Mr. Bradley then gave notice to the defendant's counsel that if they inspected the books he should claim the right to use them as evidence for the plaintiff, and cited Jordan v. Wilkins [Case No. 7,526].

THE COURT (CRANCH, Chief Judge, and MORSELL, Circuit Judge, hesitating, and thinking there were contrary decisions on the point) decided that if the defendant's counsel inspected the book he made it evidence for the plaintiff.

Mr. Morfit then refused to inspect it.

Mr. Peter Kurtz was then offered as a witness for the plaintiff, and was about to testify 95that he was employed by Stewart, and got the lumber on his credit.

Mr. Brent, for defendant, objected that the witness was interested; but, it appearing that he was protected by the statute of limitations, he was permitted to testify without a release from the plaintiff.

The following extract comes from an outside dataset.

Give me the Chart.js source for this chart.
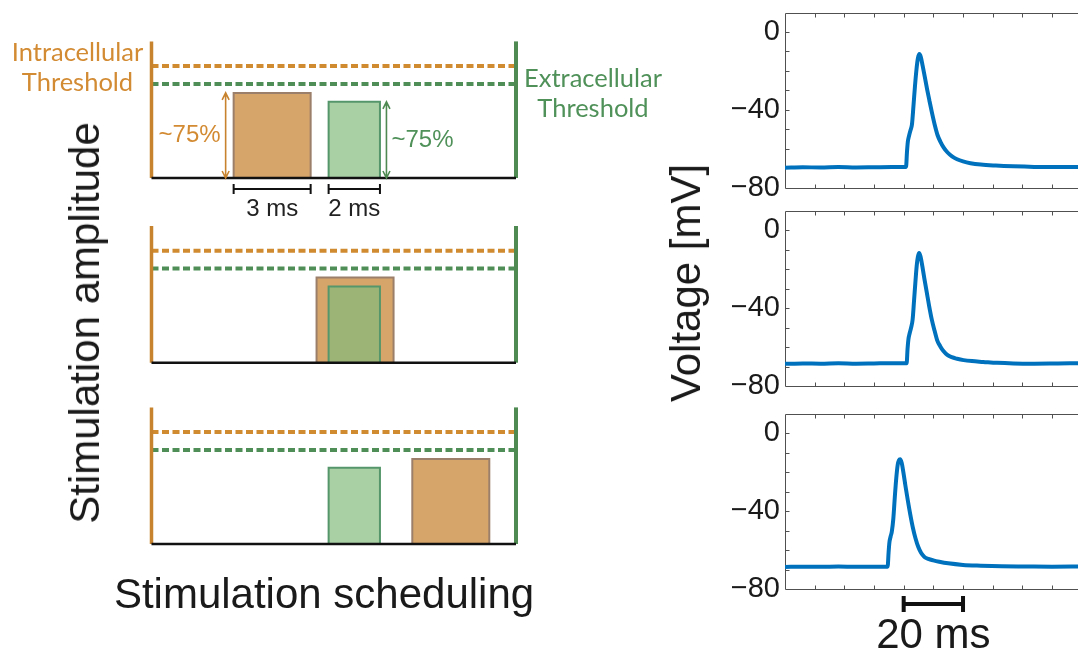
<!DOCTYPE html>
<html>
<head>
<meta charset="utf-8">
<script src="https://cdn.jsdelivr.net/npm/chart.js@4.4.1/dist/chart.umd.min.js"></script>
<style>
  html, body { margin: 0; padding: 0; background: #fff; }
  body { width: 1078px; height: 651px; overflow: hidden; position: relative; font-family: "Liberation Sans", Arial, sans-serif; }
  canvas { position: absolute; }
  .t { position: absolute; white-space: nowrap; }
  .thr { font-family: Lato, "Open Sans", sans-serif; font-size: 25.5px; line-height: 30px; text-align: center; }
  .big { font-size: 42px; line-height: 42px; color: #1a1a1a; }
</style>
</head>
<body>

<canvas id="stim0" width="560" height="230" style="left:0;top:0"></canvas>
<canvas id="stim1" width="560" height="190" style="left:0;top:200px"></canvas>
<canvas id="stim2" width="560" height="190" style="left:0;top:380px"></canvas>

<canvas id="volt0" width="400" height="215" style="left:700px;top:0"></canvas>
<canvas id="volt1" width="400" height="220" style="left:700px;top:195px"></canvas>
<canvas id="volt2" width="400" height="256" style="left:700px;top:395px"></canvas>

<div class="t thr" style="left:7px;top:36px;width:141px;color:#D38B33">Intracellular<br>Threshold</div>
<div class="t thr" style="left:520px;top:62px;width:146px;color:#4F9159">Extracellular<br>Threshold</div>

<div class="t big" style="left:85px;top:323px;transform:translate(-50%,-50%) rotate(-90deg)">Stimulation amplitude</div>
<div class="t big" style="left:324px;top:573px;transform:translateX(-50%)">Stimulation scheduling</div>
<div class="t big" style="left:686px;top:283px;transform:translate(-50%,-50%) rotate(-90deg)">Voltage [mV]</div>

<script>
// ---- stimulation schematic (left column) ----
const scheduleSpan = 14.2;          // ms between the two electrode bars
const axisTop = 1.22;               // top of the vertical bars (threshold = 1)
const intraThreshold = 1.0;
const extraThreshold = 0.84;
const intraAmplitude = 0.76;
const extraAmplitude = 0.68;
const intraDuration = 3;            // ms
const extraDuration = 2;            // ms
const intraOnsets = [3.2, 6.43, 10.16];
const extraOnsets = [6.9, 6.9, 6.9];
const amplitudeLabel = '~75%';

// ---- recorded membrane voltage (right column) ----
const time1 = [0, 6, 12, 18, 24, 30, 36, 40.8, 41.1, 41.4, 41.8, 42.3, 42.8, 43.3, 43.8, 44.3, 44.8, 45.3, 45.8, 46.4, 47.1, 47.9, 48.7, 49.6, 50.5, 51.4, 52.4, 53.5, 54.8, 56.3, 58.0, 60.0, 62.5, 66.0, 71.0, 77.0, 84.0, 92.0, 100.0];
const volt1 = [-69.8, -69.6, -69.7, -69.5, -69.7, -69.6, -69.5, -69.4, -62.0, -56.5, -53.5, -50.5, -47.5, -38.0, -28.0, -19.5, -13.5, -11.4, -13.0, -17.5, -23.0, -29.5, -35.5, -42.0, -48.0, -53.0, -56.5, -59.5, -62.0, -64.0, -65.5, -66.6, -67.5, -68.2, -68.7, -69.1, -69.4, -69.5, -69.5];

const time2 = [0, 6, 12, 18, 24, 30, 36, 41.0, 41.3, 41.6, 42.0, 42.5, 43.0, 43.5, 44.0, 44.4, 44.8, 45.2, 45.7, 46.3, 47.0, 47.8, 48.6, 49.5, 50.4, 51.3, 52.3, 53.4, 54.7, 56.2, 58.0, 60.2, 63.0, 66.8, 71.5, 77.0, 84.0, 92.0, 100.0];
const volt2 = [-68.6, -68.4, -68.5, -68.3, -68.5, -68.4, -68.3, -68.3, -61.0, -56.0, -53.0, -50.0, -46.0, -36.0, -25.5, -18.0, -13.5, -11.6, -13.5, -18.5, -25.0, -32.0, -39.0, -46.0, -51.5, -56.5, -59.5, -62.0, -64.0, -65.2, -66.0, -66.7, -67.2, -67.6, -68.1, -68.4, -68.5, -68.4, -68.3];

const time3 = [0, 6, 12, 18, 24, 30, 34.6, 34.9, 35.2, 35.6, 36.0, 36.5, 37.0, 37.5, 38.0, 38.4, 38.8, 39.3, 39.9, 40.6, 41.4, 42.2, 43.1, 44.0, 44.9, 45.9, 47.0, 48.3, 50.0, 52.0, 55.0, 60.0, 66.0, 73.0, 81.0, 90.0, 100.0];
const volt3 = [-68.7, -68.5, -68.6, -68.4, -68.6, -68.5, -68.5, -61.5, -56.0, -53.0, -50.5, -44.0, -33.0, -23.0, -16.0, -13.8, -13.3, -15.0, -20.0, -27.0, -34.5, -41.5, -48.5, -54.0, -58.3, -61.5, -63.5, -64.5, -65.3, -66.0, -66.8, -67.6, -68.0, -68.3, -68.4, -68.5, -68.4];

const voltTicks = [0, -40, -80];
const voltRange = [-80, 10];
const timeRange = [0, 100];
const minorStep = 10;               // minor tick spacing, both axes
const scaleBarStart = 40;           // ms
const scaleBarLength = 20;          // ms

// colours
const ORANGE = '#C8832F';
const ORANGE_DASH = '#D08A30';
const ORANGE_TEXT = '#D38B33';
const GREEN = '#4E8A52';
const GREEN_DASH = '#4F8F57';
const GREEN_TEXT = '#4F9159';
const TRACE_BLUE = '#0072BD';

Chart.defaults.font.family = '"Liberation Sans", Arial, sans-serif';

// helpers to turn values into point lists
function pulseShape(onset, duration, amplitude) {
    return [{x: onset, y: 0}, {x: onset, y: amplitude}, {x: onset + duration, y: amplitude}, {x: onset + duration, y: 0}];
}
function hline(level) { return [{x: 0, y: level}, {x: scheduleSpan, y: level}]; }
function vline(pos) { return [{x: pos, y: 0}, {x: pos, y: axisTop}]; }

function drawDoubleArrow(ctx, x, yTop, yBottom, color) {
    const head = 7, half = 3.5;
    ctx.save();
    ctx.strokeStyle = color;
    ctx.lineWidth = 1.6;
    ctx.beginPath();
    ctx.moveTo(x, yTop); ctx.lineTo(x, yBottom);
    ctx.moveTo(x - half, yTop + head); ctx.lineTo(x, yTop); ctx.lineTo(x + half, yTop + head);
    ctx.moveTo(x - half, yBottom - head); ctx.lineTo(x, yBottom); ctx.lineTo(x + half, yBottom - head);
    ctx.stroke();
    ctx.restore();
}

// arrows, amplitude labels and duration brackets of the first panel
const stimNotes = {
    id: 'stimNotes',
    afterDatasetsDraw(chart, args, opts) {
        if (!opts.show) return;
        const {ctx, scales: {x, y}} = chart;
        const i = opts.panel;
        const base = y.getPixelForValue(0);
        const marks = [
            {t0: intraOnsets[i], dur: intraDuration, amp: intraAmplitude, side: -1, line: ORANGE, text: ORANGE_TEXT},
            {t0: extraOnsets[i], dur: extraDuration, amp: extraAmplitude, side: 1, line: GREEN, text: GREEN_TEXT}
        ];
        marks.forEach(m => {
            const left = x.getPixelForValue(m.t0);
            const right = x.getPixelForValue(m.t0 + m.dur);
            const top = y.getPixelForValue(m.amp);
            const ax = m.side < 0 ? left - 8 : right + 6.5;
            drawDoubleArrow(ctx, ax, top, base, m.line);

            ctx.save();
            ctx.font = '24px "Liberation Sans"';
            ctx.fillStyle = m.text;
            ctx.textAlign = m.side < 0 ? 'right' : 'left';
            ctx.textBaseline = 'middle';
            ctx.fillText(amplitudeLabel, ax + m.side * 5, y.getPixelForValue(m.amp / 2));

            const by = base + 11;
            ctx.strokeStyle = '#111';
            ctx.lineWidth = 2;
            ctx.beginPath();
            ctx.moveTo(left, by); ctx.lineTo(right, by);
            ctx.moveTo(left, by - 5); ctx.lineTo(left, by + 5);
            ctx.moveTo(right, by - 5); ctx.lineTo(right, by + 5);
            ctx.stroke();
            ctx.font = '24px "Liberation Sans"';
            ctx.fillStyle = '#222';
            ctx.textAlign = 'center';
            ctx.fillText(m.dur + ' ms', (left + right) / 2, base + 31);
            ctx.restore();
        });
    }
};

function makeStimChart(i, canvasTop, areaTop, areaBottom) {
    const canvas = document.getElementById('stim' + i);
    const common = {pointRadius: 0, tension: 0, clip: false, fill: false};
    new Chart(canvas, {
        type: 'line',
        data: {
            datasets: [
                {...common, data: pulseShape(intraOnsets[i], intraDuration, intraAmplitude), fill: 'origin',
                    backgroundColor: '#D6A56A', borderColor: '#9C7F6A', borderWidth: 2, order: 6},
                {...common, data: pulseShape(extraOnsets[i], extraDuration, extraAmplitude), fill: 'origin',
                    backgroundColor: 'rgba(132,186,126,0.7)', borderColor: '#55976A', borderWidth: 2, order: 5},
                {...common, data: hline(intraThreshold), borderColor: ORANGE_DASH, borderWidth: 4, borderDash: [7, 3.5], order: 4},
                {...common, data: hline(extraThreshold), borderColor: GREEN_DASH, borderWidth: 4, borderDash: [7, 3.5], order: 3},
                {...common, data: vline(0), borderColor: ORANGE, borderWidth: 3.5, order: 2},
                {...common, data: vline(scheduleSpan), borderColor: GREEN, borderWidth: 4, order: 2},
                {...common, data: hline(0), borderColor: '#111', borderWidth: 2.5, order: 1}
            ]
        },
        options: {
            responsive: false,
            animation: false,
            events: [],
            layout: {
                padding: {left: 151.5, right: canvas.width - 516, top: areaTop - canvasTop, bottom: canvasTop + canvas.height - areaBottom}
            },
            plugins: {
                legend: {display: false},
                tooltip: {enabled: false},
                stimNotes: {panel: i, show: i === 0}
            },
            scales: {
                x: {type: 'linear', min: 0, max: scheduleSpan, display: false},
                y: {min: 0, max: axisTop, display: false}
            }
        },
        plugins: [stimNotes]
    });
}

// box around each trace with inward minor ticks
const framePlugin = {
    id: 'frame',
    beforeDatasetsDraw(chart) {
        const {ctx, chartArea: a, scales: {x, y}} = chart;
        const L = Math.round(a.left) + 0.5, T = Math.round(a.top) + 0.5, B = Math.round(a.bottom) + 0.5;
        ctx.save();
        ctx.strokeStyle = '#505050';
        ctx.lineWidth = 1;
        ctx.beginPath();
        ctx.moveTo(a.right + 10, T); ctx.lineTo(L, T); ctx.lineTo(L, B); ctx.lineTo(a.right + 10, B);
        for (let t = timeRange[0] + minorStep; t <= timeRange[1]; t += minorStep) {
            const px = Math.round(x.getPixelForValue(t)) + 0.5;
            ctx.moveTo(px, T); ctx.lineTo(px, T + 4);
            ctx.moveTo(px, B); ctx.lineTo(px, B - 4);
        }
        for (let v = voltRange[0] + minorStep; v < voltRange[1]; v += minorStep) {
            const py = Math.round(y.getPixelForValue(v)) + 0.5;
            ctx.moveTo(L, py); ctx.lineTo(L + 4, py);
        }
        ctx.stroke();
        ctx.restore();
    }
};

// 20 ms scale bar under the last trace
const scaleBarPlugin = {
    id: 'scaleBar',
    afterDraw(chart, args, opts) {
        if (!opts.show) return;
        const {ctx, chartArea: a, scales: {x}} = chart;
        const x0 = x.getPixelForValue(scaleBarStart);
        const x1 = x.getPixelForValue(scaleBarStart + scaleBarLength);
        const by = a.bottom + 15;
        ctx.save();
        ctx.strokeStyle = '#111';
        ctx.lineWidth = 4;
        ctx.beginPath();
        ctx.moveTo(x0, by); ctx.lineTo(x1, by);
        ctx.moveTo(x0, by - 8); ctx.lineTo(x0, by + 8);
        ctx.moveTo(x1, by - 8); ctx.lineTo(x1, by + 8);
        ctx.stroke();
        ctx.font = '42px "Liberation Sans"';
        ctx.fillStyle = '#1a1a1a';
        ctx.textAlign = 'center';
        ctx.textBaseline = 'alphabetic';
        ctx.fillText(scaleBarLength + ' ms', (x0 + x1) / 2, a.bottom + 59);
        ctx.restore();
    }
};

function makeTraceChart(i, times, volts, canvasTop, areaTop, areaBottom, withBar) {
    const canvas = document.getElementById('volt' + i);
    new Chart(canvas, {
        type: 'line',
        data: {
            datasets: [{
                data: times.map((t, k) => ({x: t, y: volts[k]})),
                borderColor: TRACE_BLUE,
                borderWidth: 4,
                pointRadius: 0,
                fill: false,
                cubicInterpolationMode: 'monotone'
            }]
        },
        options: {
            responsive: false,
            animation: false,
            events: [],
            layout: {
                padding: {left: 0, right: canvas.width - (1081.7 - 700), top: areaTop - canvasTop, bottom: canvasTop + canvas.height - areaBottom}
            },
            plugins: {
                legend: {display: false},
                tooltip: {enabled: false},
                scaleBar: {show: withBar}
            },
            scales: {
                x: {type: 'linear', min: timeRange[0], max: timeRange[1], display: false},
                y: {
                    min: voltRange[0],
                    max: voltRange[1],
                    grid: {display: false, drawTicks: false},
                    border: {display: false},
                    afterBuildTicks: s => { s.ticks = voltTicks.map(v => ({value: v})); },
                    afterFit: s => { s.width = 85; s.paddingTop = 0; s.paddingBottom = 0; },
                    ticks: {
                        padding: 5,
                        color: '#1a1a1a',
                        font: {size: 29},
                        callback: v => v < 0 ? '\u2212' + Math.abs(v) : String(v)
                    }
                }
            }
        },
        plugins: [framePlugin, scaleBarPlugin]
    });
}

makeStimChart(0, 0, 41.4, 178);
makeStimChart(1, 200, 226, 362.7);
makeStimChart(2, 380, 407.4, 544);

makeTraceChart(0, time1, volt1, 0, 12.5, 187.5, false);
makeTraceChart(1, time2, volt2, 195, 211, 386, false);
makeTraceChart(2, time3, volt3, 395, 414, 589, true);
</script>
</body>
</html>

NOTE. Upon the question whether the calling for and inspecting the books of the opposite party authorizes him to read them in evidence, if the party calling for them refuse to use them, see the following cases in this court: Banks v. Miller [Case No. 963] June, 1809; Lindsay v. Riggs [Id. 8,366] Dec., 1811; Clementson v. Williams fid. 2,885] June, 1812; and Coote v. Bank of U. S. [H. 3,203] Dec, 1826.